Practical checklist for adopting recursion in a protocol

• Security: explicit statement binding across layers; domain separation; fixed verification key identifiers; no “acceptance implies validity” shortcuts.
• Assumptions: list all cryptographic assumptions introduced by recursion and accumulation; check for circularity; confirm whether any trusted setup is acceptable for your environment.
• Algebraic compatibility: confirm field/curve choices support efficient in-circuit operations or pick accumulation to avoid heavy non-native arithmetic.
• On-chain cost: minimize public inputs and verifier operations; commit to data and prove relations; avoid pushing large witness material on-chain.
• Performance: benchmark peak memory; implement checkpointing and streaming early; pipeline proving and aggregation; avoid repeated serialization and hashing.
• Developer ergonomics: keep layer boundaries small and stable; define clear circuit interfaces; make transcript inputs explicit and testable.
• Deployment: plan for circuit versioning and key rotation; ensure recursive layers include a circuit ID or VK hash to prevent mix-and-match attacks.

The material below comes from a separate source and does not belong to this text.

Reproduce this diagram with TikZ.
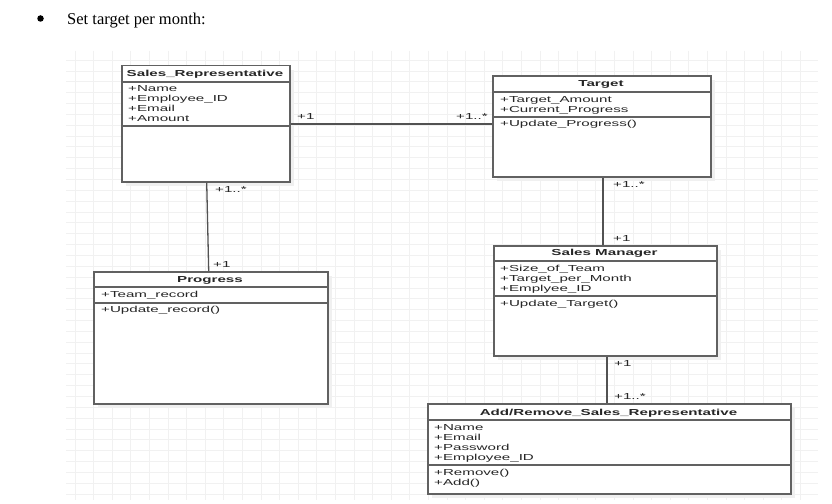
\documentclass[tikz,border=0pt]{standalone}
\usepackage{fontspec}
\newfontfamily\umlfont[FakeStretch=1.74]{Liberation Sans}
\newfontfamily\docfont{Liberation Serif}
\usetikzlibrary{calc,shadows}

\tikzset{
  gridline/.style={draw=black!5.5, line width=0.7},
  umlbox/.style={draw=black!62, line width=1.5, fill=white, inner sep=0, anchor=north west,
    general shadow={fill=black!6, shadow xshift=4pt, shadow yshift=-4pt}},
  sepline/.style={draw=black!62, line width=1.2},
  conn/.style={draw=black!68, line width=1.3},
  txt/.style={font=\umlfont\fontsize{8.7}{10}\selectfont, text=black!85, inner sep=0, anchor=base west},
  ttl/.style={txt, font=\umlfont\bfseries\fontsize{8.7}{10}\selectfont, anchor=base},
}

\begin{document}
\begin{tikzpicture}[x=1pt,y=-1pt]
\useasboundingbox (0,0) rectangle (832,503);
\fill[white] (0,0) rectangle (832,503);

% heading line of the document
\node[circle, fill=black, inner sep=0, minimum size=6.5] (bul) at (40.5,18.5) {};
\node[anchor=base west, inner sep=0, font=\docfont\fontsize{16.5}{18}\selectfont] (hdr) at (67,24.5) {Set target per month:};

% drawing canvas grid
\foreach \i in {0,...,39} \draw[gridline] ({75+18.6*\i},51) -- ({75+18.6*\i},500);
\foreach \j in {0,...,40} \draw[gridline] (66,{60+10.85*\j}) -- (818,{60+10.85*\j});

% ---- Sales_Representative ----
\node[umlbox, minimum width=168, minimum height=116] (sr) at (121,65) {};
\draw[sepline] (sr.west |- 0,82) -- (sr.east |- 0,82);
\draw[sepline] (sr.west |- 0,126) -- (sr.east |- 0,126);
\node[ttl] (sr-t) at (205,76.3) {Sales\_Representative};
\foreach \t [count=\k from 0] in {+Name,+Employee\_ID,+Email,+Amount}
  \node[txt] (sr-a\k) at (128,{91.2+10*\k}) {\t};

% ---- Target ----
\node[umlbox, minimum width=218, minimum height=101] (tg) at (492,75) {};
\draw[sepline] (tg.west |- 0,92) -- (tg.east |- 0,92);
\draw[sepline] (tg.west |- 0,117) -- (tg.east |- 0,117);
\node[ttl] (tg-t) at (601,86.3) {Target};
\foreach \t [count=\k from 0] in {+Target\_Amount,+Current\_Progress}
  \node[txt] (tg-a\k) at (500,{102.2+10*\k}) {\t};
\node[txt] (tg-m0) at (500,126.2) {+Update\_Progress()};

% ---- Progress ----
\node[umlbox, minimum width=234, minimum height=132] (pg) at (93,271) {};
\draw[sepline] (pg.west |- 0,287) -- (pg.east |- 0,287);
\draw[sepline] (pg.west |- 0,303) -- (pg.east |- 0,303);
\node[ttl] (pg-t) at (210,282.3) {Progress};
\node[txt] (pg-a0) at (101,297.2) {+Team\_record};
\node[txt] (pg-m0) at (101,312.2) {+Update\_record()};

% ---- Sales Manager ----
\node[umlbox, minimum width=223, minimum height=110] (sm) at (493,245) {};
\draw[sepline] (sm.west |- 0,261) -- (sm.east |- 0,261);
\draw[sepline] (sm.west |- 0,296) -- (sm.east |- 0,296);
\node[ttl] (sm-t) at (604.5,255.3) {Sales Manager};
\foreach \t [count=\k from 0] in {+Size\_of\_Team,+Target\_per\_Month,+Emplyee\_ID}
  \node[txt] (sm-a\k) at (500,{271.2+10*\k}) {\t};
\node[txt] (sm-m0) at (500,306.2) {+Update\_Target()};

% ---- Add/Remove_Sales_Representative ----
\node[umlbox, minimum width=363, minimum height=90] (ar) at (427,403) {};
\draw[sepline] (ar.west |- 0,420) -- (ar.east |- 0,420);
\draw[sepline] (ar.west |- 0,465) -- (ar.east |- 0,465);
\node[ttl] (ar-t) at (608.5,415.3) {Add/Remove\_Sales\_Representative};
\foreach \t [count=\k from 0] in {+Name,+Email,+Password,+Employee\_ID}
  \node[txt] (ar-a\k) at (434,{430.2+10*\k}) {\t};
\foreach \t [count=\k from 0] in {+Remove(),+Add()}
  \node[txt] (ar-m\k) at (434,{475.2+10*\k}) {\t};

% ---- associations ----
\draw[conn] (sr.east |- 0,124) -- (tg.west |- 0,124);
\draw[conn] (sr.south -| 206.7,0) -- (pg.north -| 208.7,0);
\draw[conn] (tg.south -| 603,0) -- (sm.north -| 603,0);
\draw[conn] (sm.south -| 607,0) -- (ar.north -| 607,0);

% multiplicities
\node[txt] (m-sr-tg) at (297,119.1) {+1};
\node[txt] (m-tg-sr) at (456,119.1) {+1..*};
\node[txt] (m-sr-pg) at (215,192.1) {+1..*};
\node[txt] (m-pg-sr) at (213,267.1) {+1};
\node[txt] (m-tg-sm) at (613,187.1) {+1..*};
\node[txt] (m-sm-tg) at (613,241.1) {+1};
\node[txt] (m-sm-ar) at (614,366.6) {+1};
\node[txt] (m-ar-sm) at (614,399.6) {+1..*};
\end{tikzpicture}
\end{document}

Conclusion: practical next steps

Efficient recursion is mostly an engineering trade-off: native recursion minimizes protocol surface area but can be heavy on prover resources, while accumulation and incremental aggregation can shrink verifier cost at the price of more complex prover logic and stricter algebraic constraints. Across architectures, soundness hinges on explicit binding (verification keys, transcripts, and public inputs) so recursion does not accidentally rely on circular trust.

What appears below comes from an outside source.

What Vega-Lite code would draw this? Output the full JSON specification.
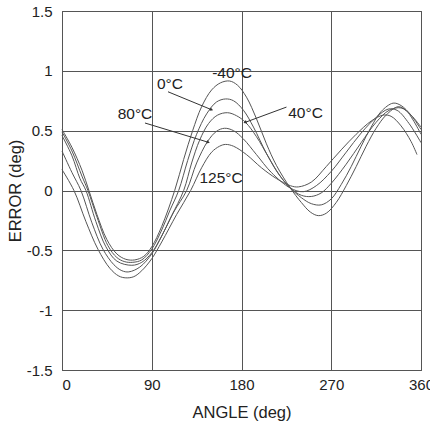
{
  "$schema": "https://vega.github.io/schema/vega-lite/v6.json",
  "width": 359,
  "height": 359,
  "autosize": "none",
  "padding": {"left": 62, "top": 11, "right": 9, "bottom": 59},
  "background": "white",
  "config": {
    "font": "Liberation Sans",
    "view": {"stroke": "#444", "strokeWidth": 1},
    "axis": {
      "grid": true, "gridColor": "#555", "gridOpacity": 1, "gridWidth": 1,
      "domain": false, "ticks": false,
      "labelFont": "Liberation Sans", "labelFontSize": 15, "labelColor": "#222",
      "titleFont": "Liberation Sans", "titleFontSize": 16.5, "titleFontWeight": "normal", "titleColor": "#222"
    }
  },
  "datasets": {
    "curves": [
      {"s":"A","a":0,"e":0.51},{"s":"A","a":10,"e":0.36},{"s":"A","a":20,"e":0.17},{"s":"A","a":27,"e":0.0},{"s":"A","a":35,"e":-0.2},{"s":"A","a":45,"e":-0.41},{"s":"A","a":55,"e":-0.53},{"s":"A","a":64,"e":-0.575},{"s":"A","a":73,"e":-0.58},{"s":"A","a":82,"e":-0.55},{"s":"A","a":90,"e":-0.47},{"s":"A","a":100,"e":-0.3},{"s":"A","a":113,"e":0.0},{"s":"A","a":122,"e":0.26},{"s":"A","a":131,"e":0.5},{"s":"A","a":140,"e":0.7},{"s":"A","a":150,"e":0.84},{"s":"A","a":159,"e":0.9},{"s":"A","a":168,"e":0.915},{"s":"A","a":176,"e":0.88},{"s":"A","a":185,"e":0.78},{"s":"A","a":195,"e":0.6},{"s":"A","a":205,"e":0.39},{"s":"A","a":215,"e":0.21},{"s":"A","a":229,"e":0.02},{"s":"A","a":240,"e":-0.1},{"s":"A","a":249,"e":-0.18},{"s":"A","a":257,"e":-0.21},{"s":"A","a":265,"e":-0.19},{"s":"A","a":275,"e":-0.1},{"s":"A","a":285,"e":0.04},{"s":"A","a":295,"e":0.2},{"s":"A","a":305,"e":0.37},{"s":"A","a":315,"e":0.52},{"s":"A","a":325,"e":0.63},{"s":"A","a":337,"e":0.7},{"s":"A","a":345,"e":0.67},{"s":"A","a":352,"e":0.59},{"s":"A","a":360,"e":0.47},
      {"s":"B","a":0,"e":0.49},{"s":"B","a":10,"e":0.33},{"s":"B","a":20,"e":0.12},{"s":"B","a":26,"e":0.0},{"s":"B","a":35,"e":-0.22},{"s":"B","a":46,"e":-0.46},{"s":"B","a":55,"e":-0.56},{"s":"B","a":63,"e":-0.595},{"s":"B","a":71,"e":-0.6},{"s":"B","a":80,"e":-0.58},{"s":"B","a":90,"e":-0.49},{"s":"B","a":100,"e":-0.33},{"s":"B","a":108,"e":-0.17},{"s":"B","a":117,"e":0.0},{"s":"B","a":126,"e":0.25},{"s":"B","a":135,"e":0.47},{"s":"B","a":145,"e":0.64},{"s":"B","a":155,"e":0.74},{"s":"B","a":164,"e":0.765},{"s":"B","a":172,"e":0.75},{"s":"B","a":182,"e":0.67},{"s":"B","a":192,"e":0.53},{"s":"B","a":205,"e":0.31},{"s":"B","a":217,"e":0.14},{"s":"B","a":229,"e":0.02},{"s":"B","a":240,"e":-0.06},{"s":"B","a":250,"e":-0.11},{"s":"B","a":260,"e":-0.12},{"s":"B","a":270,"e":-0.07},{"s":"B","a":280,"e":0.05},{"s":"B","a":290,"e":0.2},{"s":"B","a":300,"e":0.37},{"s":"B","a":310,"e":0.53},{"s":"B","a":320,"e":0.66},{"s":"B","a":332,"e":0.73},{"s":"B","a":340,"e":0.71},{"s":"B","a":350,"e":0.63},{"s":"B","a":360,"e":0.51},
      {"s":"C","a":0,"e":0.46},{"s":"C","a":10,"e":0.29},{"s":"C","a":18,"e":0.1},{"s":"C","a":24,"e":0.0},{"s":"C","a":34,"e":-0.26},{"s":"C","a":44,"e":-0.47},{"s":"C","a":55,"e":-0.59},{"s":"C","a":70,"e":-0.625},{"s":"C","a":80,"e":-0.6},{"s":"C","a":90,"e":-0.52},{"s":"C","a":100,"e":-0.38},{"s":"C","a":110,"e":-0.21},{"s":"C","a":122,"e":0.0},{"s":"C","a":130,"e":0.23},{"s":"C","a":138,"e":0.42},{"s":"C","a":147,"e":0.56},{"s":"C","a":156,"e":0.63},{"s":"C","a":166,"e":0.65},{"s":"C","a":175,"e":0.625},{"s":"C","a":184,"e":0.57},{"s":"C","a":195,"e":0.45},{"s":"C","a":207,"e":0.28},{"s":"C","a":218,"e":0.13},{"s":"C","a":229,"e":0.02},{"s":"C","a":240,"e":-0.04},{"s":"C","a":250,"e":-0.05},{"s":"C","a":260,"e":-0.02},{"s":"C","a":270,"e":0.06},{"s":"C","a":285,"e":0.22},{"s":"C","a":300,"e":0.4},{"s":"C","a":315,"e":0.57},{"s":"C","a":328,"e":0.67},{"s":"C","a":340,"e":0.69},{"s":"C","a":350,"e":0.63},{"s":"C","a":360,"e":0.53},
      {"s":"D","a":0,"e":0.33},{"s":"D","a":10,"e":0.15},{"s":"D","a":19,"e":0.0},{"s":"D","a":30,"e":-0.27},{"s":"D","a":41,"e":-0.49},{"s":"D","a":52,"e":-0.62},{"s":"D","a":60,"e":-0.67},{"s":"D","a":67,"e":-0.68},{"s":"D","a":78,"e":-0.64},{"s":"D","a":90,"e":-0.53},{"s":"D","a":100,"e":-0.38},{"s":"D","a":112,"e":-0.18},{"s":"D","a":125,"e":0.0},{"s":"D","a":135,"e":0.23},{"s":"D","a":146,"e":0.41},{"s":"D","a":155,"e":0.495},{"s":"D","a":163,"e":0.52},{"s":"D","a":172,"e":0.5},{"s":"D","a":182,"e":0.43},{"s":"D","a":195,"e":0.3},{"s":"D","a":210,"e":0.15},{"s":"D","a":229,"e":0.02},{"s":"D","a":242,"e":-0.01},{"s":"D","a":255,"e":0.04},{"s":"D","a":270,"e":0.16},{"s":"D","a":285,"e":0.32},{"s":"D","a":300,"e":0.48},{"s":"D","a":315,"e":0.61},{"s":"D","a":327,"e":0.68},{"s":"D","a":336,"e":0.67},{"s":"D","a":348,"e":0.56},{"s":"D","a":360,"e":0.4},
      {"s":"E","a":0,"e":0.175},{"s":"E","a":12,"e":0.0},{"s":"E","a":24,"e":-0.26},{"s":"E","a":36,"e":-0.49},{"s":"E","a":48,"e":-0.65},{"s":"E","a":57,"e":-0.715},{"s":"E","a":64,"e":-0.73},{"s":"E","a":72,"e":-0.72},{"s":"E","a":80,"e":-0.67},{"s":"E","a":90,"e":-0.57},{"s":"E","a":100,"e":-0.43},{"s":"E","a":115,"e":-0.2},{"s":"E","a":129,"e":0.0},{"s":"E","a":140,"e":0.19},{"s":"E","a":150,"e":0.32},{"s":"E","a":158,"e":0.37},{"s":"E","a":164,"e":0.385},{"s":"E","a":172,"e":0.37},{"s":"E","a":185,"e":0.3},{"s":"E","a":200,"e":0.19},{"s":"E","a":215,"e":0.1},{"s":"E","a":229,"e":0.04},{"s":"E","a":237,"e":0.03},{"s":"E","a":250,"e":0.07},{"s":"E","a":265,"e":0.2},{"s":"E","a":280,"e":0.34},{"s":"E","a":295,"e":0.47},{"s":"E","a":310,"e":0.58},{"s":"E","a":322,"e":0.63},{"s":"E","a":330,"e":0.62},{"s":"E","a":340,"e":0.54},{"s":"E","a":350,"e":0.41},{"s":"E","a":356,"e":0.3}
    ],
    "arrows": [
      {"n":"0","a1":106.3,"e1":0.825,"a2":150,"e2":0.675},
      {"n":"80","a1":83.2,"e1":0.564,"a2":146.7,"e2":0.403},
      {"n":"40","a1":225.1,"e1":0.697,"a2":183.5,"e2":0.569}
    ],
    "labels": [
      {"t":"-40°C","a":170.5,"e":0.98},
      {"t":"0°C","a":108.3,"e":0.89},
      {"t":"40°C","a":244.2,"e":0.646},
      {"t":"80°C","a":73.2,"e":0.64},
      {"t":"125°C","a":159.5,"e":0.108}
    ]
  },
  "layer": [
    {
      "data": {"name": "curves"},
      "mark": {"type": "line", "color": "#555", "strokeWidth": 1, "interpolate": "catmull-rom"},
      "encoding": {
        "x": {"field": "a", "type": "quantitative", "scale": {"domain": [0, 360], "nice": false},
              "axis": {"values": [0, 90, 180, 270, 360], "title": "ANGLE (deg)", "labelPadding": 7, "titlePadding": 12, "labelFlush": false, "labelAlign": {"expr": "datum.value == 0 ? 'left' : 'center'"}}},
        "y": {"field": "e", "type": "quantitative", "scale": {"domain": [-1.5, 1.5], "nice": false},
              "axis": {"values": [-1.5, -1, -0.5, 0, 0.5, 1, 1.5], "labelExpr": "'' + datum.value", "title": "ERROR (deg)", "labelPadding": 10, "titlePadding": 3}},
        "detail": {"field": "s", "type": "nominal"}
      }
    },
    {
      "data": {"name": "arrows"},
      "mark": {"type": "rule", "color": "#333", "strokeWidth": 1},
      "encoding": {
        "x": {"field": "a1", "type": "quantitative"},
        "y": {"field": "e1", "type": "quantitative"},
        "x2": {"field": "a2"},
        "y2": {"field": "e2"}
      }
    },
    {
      "data": {"name": "arrows"},
      "transform": [{"filter": "datum.n == '0'"}],
      "mark": {"type": "point", "shape": "triangle-up", "filled": true, "color": "#333", "size": 14, "angle": 112, "opacity": 1},
      "encoding": {"x": {"field": "a2", "type": "quantitative"}, "y": {"field": "e2", "type": "quantitative"}}
    },
    {
      "data": {"name": "arrows"},
      "transform": [{"filter": "datum.n == '80'"}],
      "mark": {"type": "point", "shape": "triangle-up", "filled": true, "color": "#333", "size": 14, "angle": 107, "opacity": 1},
      "encoding": {"x": {"field": "a2", "type": "quantitative"}, "y": {"field": "e2", "type": "quantitative"}}
    },
    {
      "data": {"name": "arrows"},
      "transform": [{"filter": "datum.n == '40'"}],
      "mark": {"type": "point", "shape": "triangle-up", "filled": true, "color": "#333", "size": 14, "angle": 250, "opacity": 1},
      "encoding": {"x": {"field": "a2", "type": "quantitative"}, "y": {"field": "e2", "type": "quantitative"}}
    },
    {
      "data": {"name": "labels"},
      "mark": {"type": "text", "font": "Liberation Sans", "fontSize": 15.5, "color": "#222", "align": "center", "baseline": "middle"},
      "encoding": {
        "x": {"field": "a", "type": "quantitative"},
        "y": {"field": "e", "type": "quantitative"},
        "text": {"field": "t"}
      }
    }
  ]
}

For implementers, a pragmatic path is: prototype both a native-recursive layer and an accumulator-based layer for your exact statement, measure peak memory and verifier footprint under realistic workloads, and then standardize a layer interface that makes transcript inputs, key identifiers, and boundary state explicit. Once those interfaces are stable, performance techniques like checkpointing, streaming evaluation, and pipelined parallelism tend to deliver predictable gains without changing your security model.